Pictures in the data should be dropped; transcribe exactly the lines from the one that has "Convert this chart to D3.js code." through the one that has "const data = categories.map((c, i)".

§ **Dataset extract**
^^^^^^^^^^^^^^^^

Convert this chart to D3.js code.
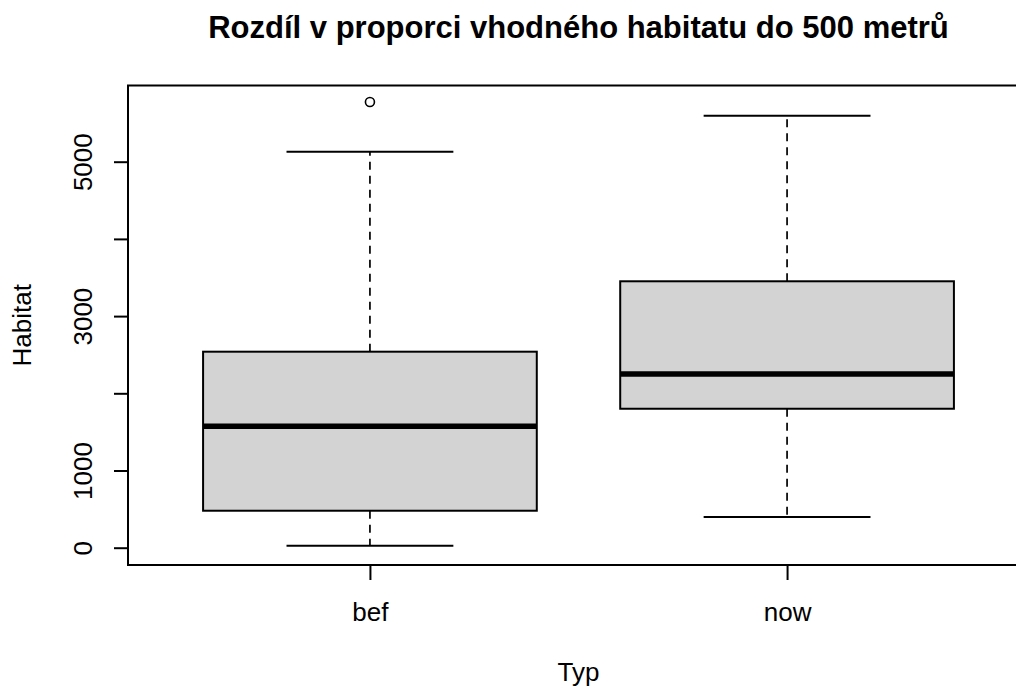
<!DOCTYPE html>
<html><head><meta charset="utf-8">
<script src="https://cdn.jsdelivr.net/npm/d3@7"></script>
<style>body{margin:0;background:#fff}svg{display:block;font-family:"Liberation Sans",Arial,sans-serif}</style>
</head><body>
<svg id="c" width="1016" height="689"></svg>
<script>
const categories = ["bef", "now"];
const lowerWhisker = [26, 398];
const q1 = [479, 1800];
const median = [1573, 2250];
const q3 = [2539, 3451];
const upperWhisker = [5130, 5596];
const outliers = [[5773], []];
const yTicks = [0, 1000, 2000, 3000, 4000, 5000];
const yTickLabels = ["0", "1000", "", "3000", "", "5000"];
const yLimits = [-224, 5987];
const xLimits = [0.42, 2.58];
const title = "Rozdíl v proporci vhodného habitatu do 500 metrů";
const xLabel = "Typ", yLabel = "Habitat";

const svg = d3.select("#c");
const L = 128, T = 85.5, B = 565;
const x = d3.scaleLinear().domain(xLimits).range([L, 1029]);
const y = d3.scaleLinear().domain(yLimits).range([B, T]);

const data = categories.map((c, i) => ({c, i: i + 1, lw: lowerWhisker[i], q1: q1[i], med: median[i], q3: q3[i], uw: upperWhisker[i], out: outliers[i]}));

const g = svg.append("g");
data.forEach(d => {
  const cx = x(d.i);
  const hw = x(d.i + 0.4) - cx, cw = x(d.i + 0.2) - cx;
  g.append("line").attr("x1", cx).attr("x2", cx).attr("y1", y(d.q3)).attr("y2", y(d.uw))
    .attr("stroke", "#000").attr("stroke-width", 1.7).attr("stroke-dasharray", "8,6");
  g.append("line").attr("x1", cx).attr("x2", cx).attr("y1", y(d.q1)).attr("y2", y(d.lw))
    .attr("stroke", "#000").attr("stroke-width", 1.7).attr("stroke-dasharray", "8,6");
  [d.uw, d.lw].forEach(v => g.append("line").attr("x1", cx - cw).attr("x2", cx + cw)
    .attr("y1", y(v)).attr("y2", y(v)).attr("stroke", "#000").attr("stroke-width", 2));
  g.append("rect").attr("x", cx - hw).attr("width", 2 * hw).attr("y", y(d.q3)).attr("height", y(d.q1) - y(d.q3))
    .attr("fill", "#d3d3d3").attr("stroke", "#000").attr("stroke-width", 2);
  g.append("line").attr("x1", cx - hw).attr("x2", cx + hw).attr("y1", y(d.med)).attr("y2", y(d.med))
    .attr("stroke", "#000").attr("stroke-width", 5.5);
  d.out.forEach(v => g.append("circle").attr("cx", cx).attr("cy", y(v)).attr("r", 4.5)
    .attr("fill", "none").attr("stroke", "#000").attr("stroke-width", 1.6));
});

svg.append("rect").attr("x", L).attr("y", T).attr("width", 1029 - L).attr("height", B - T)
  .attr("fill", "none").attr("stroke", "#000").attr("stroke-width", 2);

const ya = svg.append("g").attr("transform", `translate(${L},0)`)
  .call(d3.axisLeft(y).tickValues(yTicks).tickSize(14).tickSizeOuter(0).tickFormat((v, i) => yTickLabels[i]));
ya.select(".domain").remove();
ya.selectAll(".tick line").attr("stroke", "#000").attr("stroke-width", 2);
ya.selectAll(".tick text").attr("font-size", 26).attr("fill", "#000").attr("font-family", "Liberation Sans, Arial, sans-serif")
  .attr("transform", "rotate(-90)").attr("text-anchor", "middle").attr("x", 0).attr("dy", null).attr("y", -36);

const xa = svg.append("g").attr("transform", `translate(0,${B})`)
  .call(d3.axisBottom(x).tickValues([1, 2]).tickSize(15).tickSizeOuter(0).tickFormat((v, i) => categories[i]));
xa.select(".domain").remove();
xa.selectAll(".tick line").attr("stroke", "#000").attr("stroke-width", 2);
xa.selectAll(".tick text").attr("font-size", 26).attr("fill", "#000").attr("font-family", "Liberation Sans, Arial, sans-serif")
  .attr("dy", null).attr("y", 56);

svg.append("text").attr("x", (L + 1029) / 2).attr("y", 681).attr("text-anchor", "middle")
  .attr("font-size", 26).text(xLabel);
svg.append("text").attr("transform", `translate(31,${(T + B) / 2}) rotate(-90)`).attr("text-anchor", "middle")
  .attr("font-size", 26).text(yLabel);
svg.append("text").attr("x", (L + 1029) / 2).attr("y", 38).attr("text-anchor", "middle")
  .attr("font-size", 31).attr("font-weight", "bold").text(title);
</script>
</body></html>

^^^^^^^^^^^^^^^^

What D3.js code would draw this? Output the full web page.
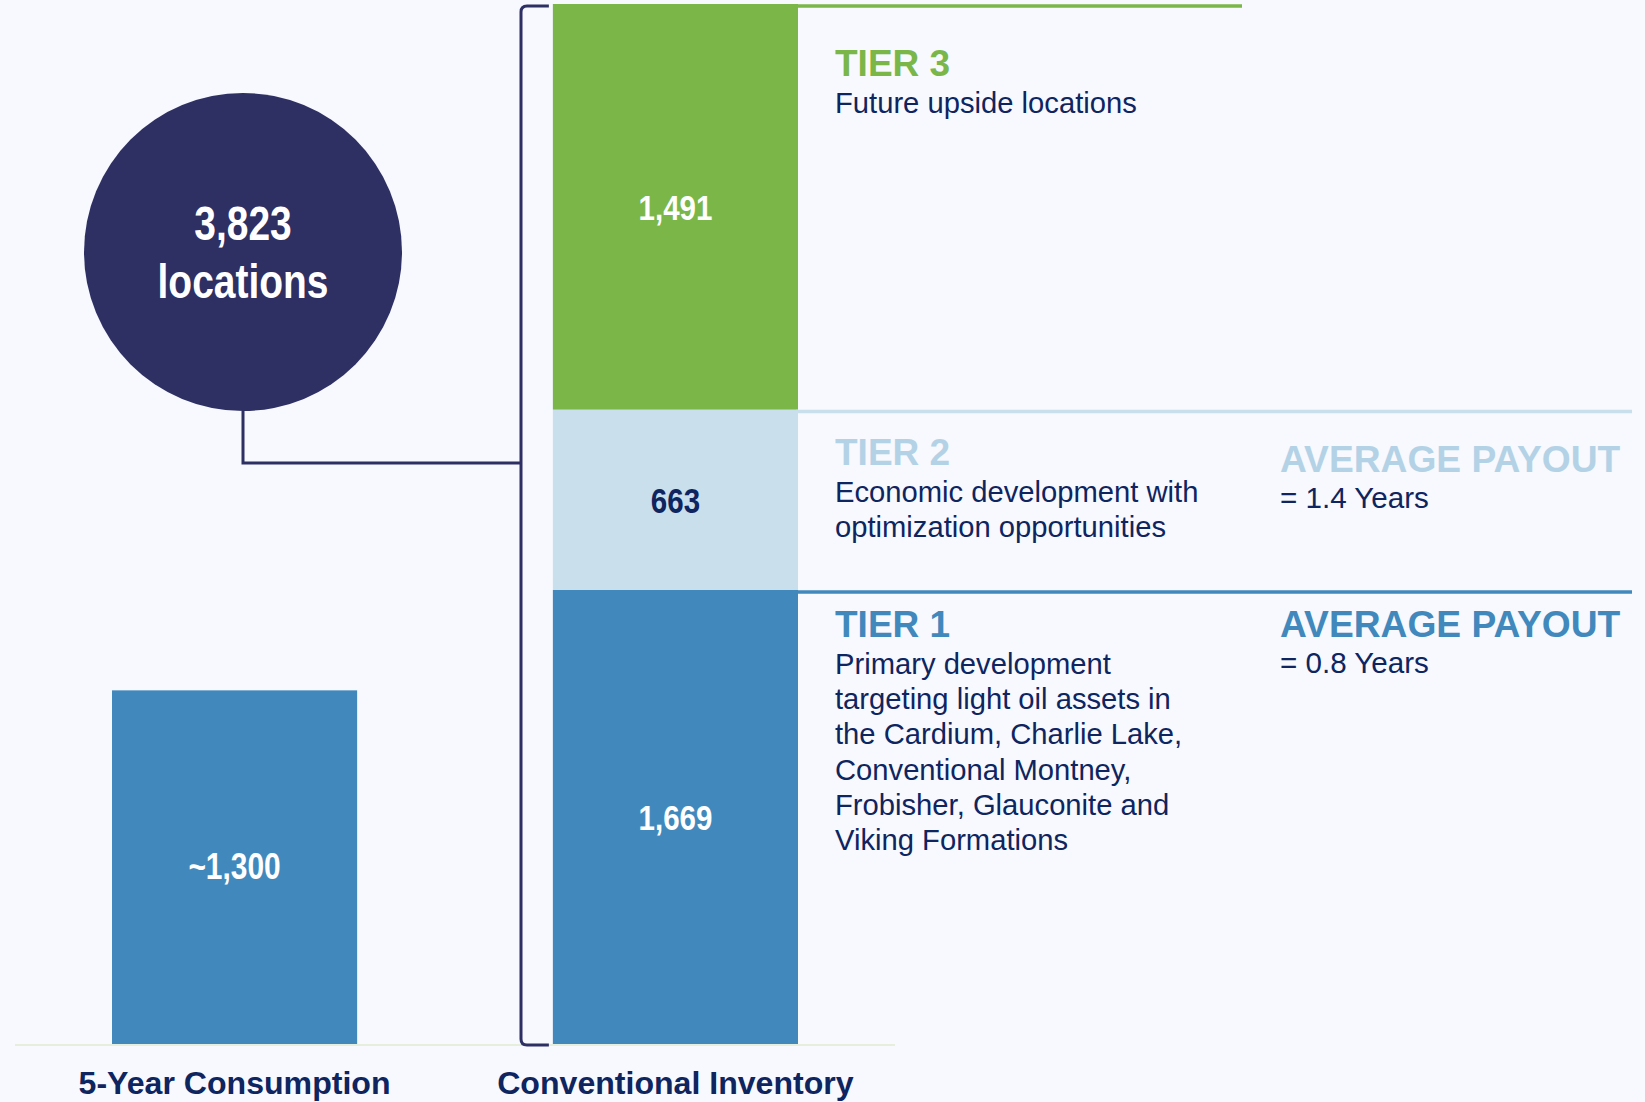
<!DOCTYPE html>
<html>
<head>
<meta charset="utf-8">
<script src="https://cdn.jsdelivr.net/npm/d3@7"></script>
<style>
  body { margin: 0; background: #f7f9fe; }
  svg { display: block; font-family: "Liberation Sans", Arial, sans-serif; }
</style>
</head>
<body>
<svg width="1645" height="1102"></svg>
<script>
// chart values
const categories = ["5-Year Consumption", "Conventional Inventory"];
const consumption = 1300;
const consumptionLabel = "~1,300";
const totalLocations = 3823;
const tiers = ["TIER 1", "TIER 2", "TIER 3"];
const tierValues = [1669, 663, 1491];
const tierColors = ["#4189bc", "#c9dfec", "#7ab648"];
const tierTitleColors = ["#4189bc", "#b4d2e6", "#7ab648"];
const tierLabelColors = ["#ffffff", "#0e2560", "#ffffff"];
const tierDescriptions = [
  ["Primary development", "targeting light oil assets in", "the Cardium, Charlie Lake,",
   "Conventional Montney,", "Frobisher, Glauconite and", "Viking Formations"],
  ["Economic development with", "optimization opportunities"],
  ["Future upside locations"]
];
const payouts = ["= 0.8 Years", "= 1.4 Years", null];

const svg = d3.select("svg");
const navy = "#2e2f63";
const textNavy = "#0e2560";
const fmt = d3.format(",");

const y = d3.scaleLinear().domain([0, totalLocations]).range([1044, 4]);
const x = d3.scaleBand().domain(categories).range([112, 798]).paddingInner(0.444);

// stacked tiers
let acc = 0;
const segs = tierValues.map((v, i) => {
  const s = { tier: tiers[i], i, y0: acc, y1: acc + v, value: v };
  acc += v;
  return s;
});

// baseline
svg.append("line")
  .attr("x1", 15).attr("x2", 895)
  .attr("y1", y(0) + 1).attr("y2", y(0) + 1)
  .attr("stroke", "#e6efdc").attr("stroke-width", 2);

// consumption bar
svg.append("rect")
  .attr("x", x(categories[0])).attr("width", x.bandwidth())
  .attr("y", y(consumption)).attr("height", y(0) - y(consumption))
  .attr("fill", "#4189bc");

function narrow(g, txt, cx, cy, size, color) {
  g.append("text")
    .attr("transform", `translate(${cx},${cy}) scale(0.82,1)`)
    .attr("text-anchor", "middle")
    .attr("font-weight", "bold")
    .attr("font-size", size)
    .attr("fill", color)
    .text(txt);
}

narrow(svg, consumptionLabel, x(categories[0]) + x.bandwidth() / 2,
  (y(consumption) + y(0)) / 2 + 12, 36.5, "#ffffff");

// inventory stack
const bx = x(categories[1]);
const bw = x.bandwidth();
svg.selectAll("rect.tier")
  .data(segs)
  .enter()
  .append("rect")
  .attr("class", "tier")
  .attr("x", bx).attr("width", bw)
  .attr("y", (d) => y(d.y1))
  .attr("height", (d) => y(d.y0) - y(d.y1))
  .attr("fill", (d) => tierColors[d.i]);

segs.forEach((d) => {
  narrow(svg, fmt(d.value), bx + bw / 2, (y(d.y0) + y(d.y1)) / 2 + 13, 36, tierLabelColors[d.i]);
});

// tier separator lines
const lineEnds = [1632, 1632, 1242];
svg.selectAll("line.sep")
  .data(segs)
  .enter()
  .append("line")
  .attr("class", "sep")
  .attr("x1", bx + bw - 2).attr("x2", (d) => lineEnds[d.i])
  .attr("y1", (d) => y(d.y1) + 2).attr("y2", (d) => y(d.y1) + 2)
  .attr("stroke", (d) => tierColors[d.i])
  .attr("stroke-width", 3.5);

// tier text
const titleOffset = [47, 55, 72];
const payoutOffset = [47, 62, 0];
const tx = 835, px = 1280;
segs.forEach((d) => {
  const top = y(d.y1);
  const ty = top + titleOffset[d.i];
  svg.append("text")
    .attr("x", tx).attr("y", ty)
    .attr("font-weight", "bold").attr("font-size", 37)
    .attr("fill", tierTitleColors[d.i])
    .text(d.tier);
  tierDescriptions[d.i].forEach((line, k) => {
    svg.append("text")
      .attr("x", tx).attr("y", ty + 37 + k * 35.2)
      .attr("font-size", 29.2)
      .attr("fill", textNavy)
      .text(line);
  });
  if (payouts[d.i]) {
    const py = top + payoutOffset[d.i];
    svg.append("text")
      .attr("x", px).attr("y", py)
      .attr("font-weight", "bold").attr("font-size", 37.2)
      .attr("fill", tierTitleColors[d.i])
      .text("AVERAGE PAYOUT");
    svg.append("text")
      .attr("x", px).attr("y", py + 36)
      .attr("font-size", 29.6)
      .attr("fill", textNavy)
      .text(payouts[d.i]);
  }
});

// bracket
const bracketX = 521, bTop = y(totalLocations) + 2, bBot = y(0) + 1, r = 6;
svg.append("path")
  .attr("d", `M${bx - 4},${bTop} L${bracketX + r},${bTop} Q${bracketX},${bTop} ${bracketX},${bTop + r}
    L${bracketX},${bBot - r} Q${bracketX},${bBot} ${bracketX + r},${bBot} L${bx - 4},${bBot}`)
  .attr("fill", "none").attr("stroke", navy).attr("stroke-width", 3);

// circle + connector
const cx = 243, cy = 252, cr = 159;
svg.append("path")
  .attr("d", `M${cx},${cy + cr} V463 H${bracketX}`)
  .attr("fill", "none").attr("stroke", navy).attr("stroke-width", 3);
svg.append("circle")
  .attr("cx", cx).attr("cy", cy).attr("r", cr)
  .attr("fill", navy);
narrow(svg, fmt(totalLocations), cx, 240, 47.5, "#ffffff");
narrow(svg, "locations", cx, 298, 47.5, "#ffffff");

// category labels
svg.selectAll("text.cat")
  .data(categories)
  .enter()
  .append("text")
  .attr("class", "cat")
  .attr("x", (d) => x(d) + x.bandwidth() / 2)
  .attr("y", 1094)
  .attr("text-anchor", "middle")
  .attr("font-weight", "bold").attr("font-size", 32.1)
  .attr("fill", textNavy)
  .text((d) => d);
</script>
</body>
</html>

^^^^^^^^^^^^^^^^

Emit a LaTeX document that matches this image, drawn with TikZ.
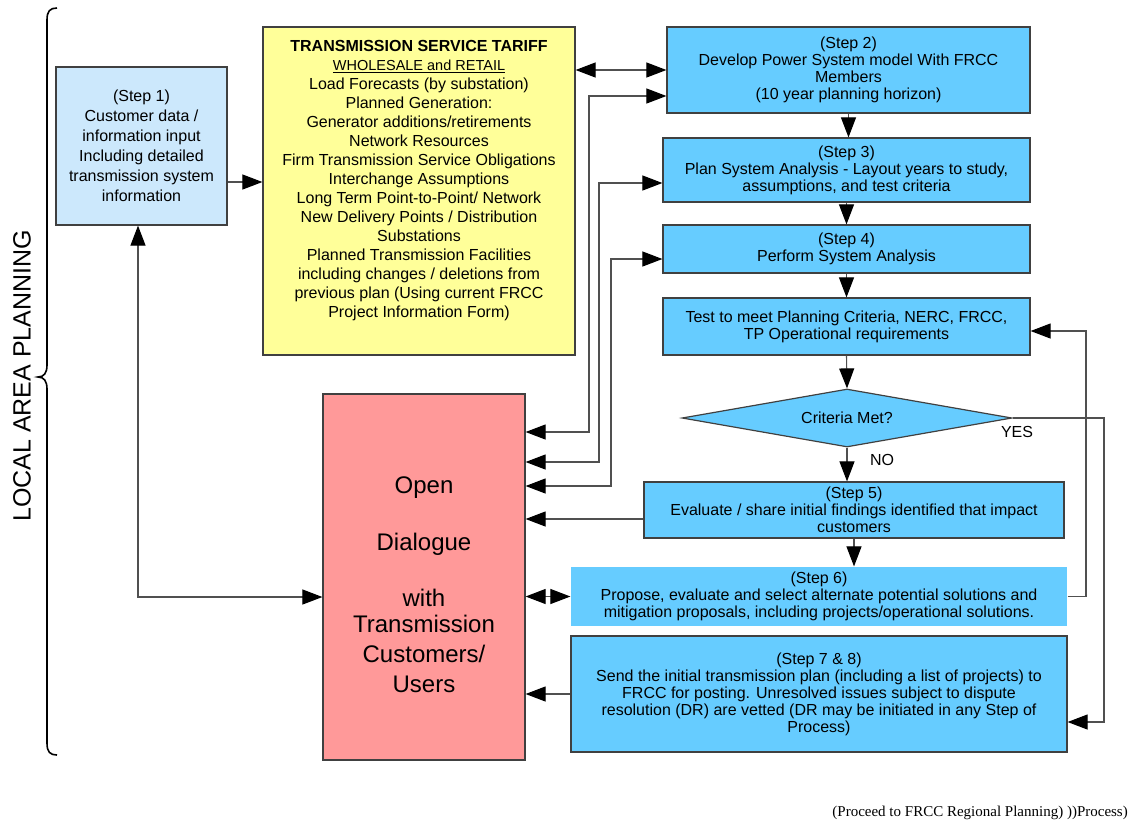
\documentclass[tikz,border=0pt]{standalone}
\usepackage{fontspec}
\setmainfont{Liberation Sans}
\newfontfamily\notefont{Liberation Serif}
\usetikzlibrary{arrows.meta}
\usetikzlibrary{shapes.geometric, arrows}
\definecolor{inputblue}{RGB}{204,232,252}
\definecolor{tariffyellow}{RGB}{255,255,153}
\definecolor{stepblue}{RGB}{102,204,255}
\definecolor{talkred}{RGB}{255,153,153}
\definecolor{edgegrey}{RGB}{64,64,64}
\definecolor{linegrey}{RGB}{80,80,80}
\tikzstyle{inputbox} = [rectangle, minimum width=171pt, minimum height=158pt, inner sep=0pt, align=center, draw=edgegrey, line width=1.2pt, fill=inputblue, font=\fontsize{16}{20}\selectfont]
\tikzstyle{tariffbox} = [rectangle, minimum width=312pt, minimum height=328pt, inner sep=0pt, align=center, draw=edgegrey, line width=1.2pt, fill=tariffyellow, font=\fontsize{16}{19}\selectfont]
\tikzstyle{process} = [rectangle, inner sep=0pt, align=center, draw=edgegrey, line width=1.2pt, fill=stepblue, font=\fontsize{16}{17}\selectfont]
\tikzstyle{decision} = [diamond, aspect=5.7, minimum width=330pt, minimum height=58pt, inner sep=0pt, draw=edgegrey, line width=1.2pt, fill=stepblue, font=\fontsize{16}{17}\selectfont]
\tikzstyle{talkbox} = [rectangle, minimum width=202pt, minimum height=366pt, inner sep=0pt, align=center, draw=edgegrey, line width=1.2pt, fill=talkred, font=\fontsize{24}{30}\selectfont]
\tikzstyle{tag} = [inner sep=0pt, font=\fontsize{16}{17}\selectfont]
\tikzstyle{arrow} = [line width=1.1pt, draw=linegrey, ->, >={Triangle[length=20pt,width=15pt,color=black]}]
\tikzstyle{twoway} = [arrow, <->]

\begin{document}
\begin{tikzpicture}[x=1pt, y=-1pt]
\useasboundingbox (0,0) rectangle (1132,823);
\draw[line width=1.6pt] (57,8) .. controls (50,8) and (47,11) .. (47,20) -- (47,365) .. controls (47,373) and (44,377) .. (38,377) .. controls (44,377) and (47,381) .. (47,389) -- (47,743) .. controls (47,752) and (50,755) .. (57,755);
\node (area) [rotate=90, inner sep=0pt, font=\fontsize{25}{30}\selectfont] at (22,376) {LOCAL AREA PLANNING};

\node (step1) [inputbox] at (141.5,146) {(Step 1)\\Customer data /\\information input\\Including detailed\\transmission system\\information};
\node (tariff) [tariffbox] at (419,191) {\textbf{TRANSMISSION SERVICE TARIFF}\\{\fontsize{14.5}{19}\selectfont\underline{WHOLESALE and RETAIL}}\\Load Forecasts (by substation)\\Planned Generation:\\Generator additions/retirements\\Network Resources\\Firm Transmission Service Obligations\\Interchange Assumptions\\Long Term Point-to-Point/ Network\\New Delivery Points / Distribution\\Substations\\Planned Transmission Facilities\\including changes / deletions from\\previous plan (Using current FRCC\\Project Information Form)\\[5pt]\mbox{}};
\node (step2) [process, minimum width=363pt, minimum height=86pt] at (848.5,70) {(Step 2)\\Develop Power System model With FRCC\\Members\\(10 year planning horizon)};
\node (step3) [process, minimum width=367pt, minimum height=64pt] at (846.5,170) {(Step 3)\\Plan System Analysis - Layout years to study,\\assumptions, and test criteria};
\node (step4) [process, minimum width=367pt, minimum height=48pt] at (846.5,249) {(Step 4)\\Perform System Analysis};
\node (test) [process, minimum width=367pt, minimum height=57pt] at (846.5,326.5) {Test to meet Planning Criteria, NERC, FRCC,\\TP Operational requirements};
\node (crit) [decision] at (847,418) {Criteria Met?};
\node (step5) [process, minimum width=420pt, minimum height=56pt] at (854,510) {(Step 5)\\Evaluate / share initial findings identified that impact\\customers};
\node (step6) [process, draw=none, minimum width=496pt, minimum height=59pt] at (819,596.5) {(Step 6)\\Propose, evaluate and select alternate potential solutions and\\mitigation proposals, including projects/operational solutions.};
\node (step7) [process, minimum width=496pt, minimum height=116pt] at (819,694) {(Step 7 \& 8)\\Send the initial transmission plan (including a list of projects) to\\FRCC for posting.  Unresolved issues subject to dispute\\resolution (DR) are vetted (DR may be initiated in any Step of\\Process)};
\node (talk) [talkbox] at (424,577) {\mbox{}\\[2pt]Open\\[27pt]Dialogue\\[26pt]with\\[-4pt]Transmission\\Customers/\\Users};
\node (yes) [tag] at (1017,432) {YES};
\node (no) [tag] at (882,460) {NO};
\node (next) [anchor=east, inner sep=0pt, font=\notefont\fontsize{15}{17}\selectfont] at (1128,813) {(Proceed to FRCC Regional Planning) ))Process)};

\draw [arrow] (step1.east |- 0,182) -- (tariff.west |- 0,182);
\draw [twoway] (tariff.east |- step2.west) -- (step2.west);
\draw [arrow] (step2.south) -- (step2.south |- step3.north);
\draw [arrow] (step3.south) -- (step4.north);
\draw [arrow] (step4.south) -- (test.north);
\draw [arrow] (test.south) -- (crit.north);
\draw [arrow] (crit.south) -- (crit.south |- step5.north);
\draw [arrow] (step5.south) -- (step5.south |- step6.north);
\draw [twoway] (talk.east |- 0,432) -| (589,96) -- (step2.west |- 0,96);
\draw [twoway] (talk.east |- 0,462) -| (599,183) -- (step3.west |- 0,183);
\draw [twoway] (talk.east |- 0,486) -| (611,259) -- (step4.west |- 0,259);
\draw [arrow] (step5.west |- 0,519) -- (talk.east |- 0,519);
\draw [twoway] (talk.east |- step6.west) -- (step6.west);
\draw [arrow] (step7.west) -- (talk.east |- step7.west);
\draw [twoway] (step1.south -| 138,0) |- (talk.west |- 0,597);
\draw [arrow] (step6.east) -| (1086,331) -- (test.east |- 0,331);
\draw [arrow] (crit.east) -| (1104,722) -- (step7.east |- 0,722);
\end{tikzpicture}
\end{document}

^^^^^^^^^^^^^^^^

§ **Task answer**
Convert this chart to D3.js code.
<!DOCTYPE html>
<html><head><meta charset="utf-8">
<script src="https://cdn.jsdelivr.net/npm/d3@7"></script>
<style>body{margin:0;background:#fff}svg{display:block;font-family:"Liberation Sans",Arial,sans-serif}</style>
</head><body>
<svg id="c" width="1016" height="689"></svg>
<script>
const categories = ["bef", "now"];
const lowerWhisker = [26, 398];
const q1 = [479, 1800];
const median = [1573, 2250];
const q3 = [2539, 3451];
const upperWhisker = [5130, 5596];
const outliers = [[5773], []];
const yTicks = [0, 1000, 2000, 3000, 4000, 5000];
const yTickLabels = ["0", "1000", "", "3000", "", "5000"];
const yLimits = [-224, 5987];
const xLimits = [0.42, 2.58];
const title = "Rozdíl v proporci vhodného habitatu do 500 metrů";
const xLabel = "Typ", yLabel = "Habitat";

const svg = d3.select("#c");
const L = 128, T = 85.5, B = 565;
const x = d3.scaleLinear().domain(xLimits).range([L, 1029]);
const y = d3.scaleLinear().domain(yLimits).range([B, T]);

const data = categories.map((c, i) => ({c, i: i + 1, lw: lowerWhisker[i], q1: q1[i], med: median[i], q3: q3[i], uw: upperWhisker[i], out: outliers[i]}));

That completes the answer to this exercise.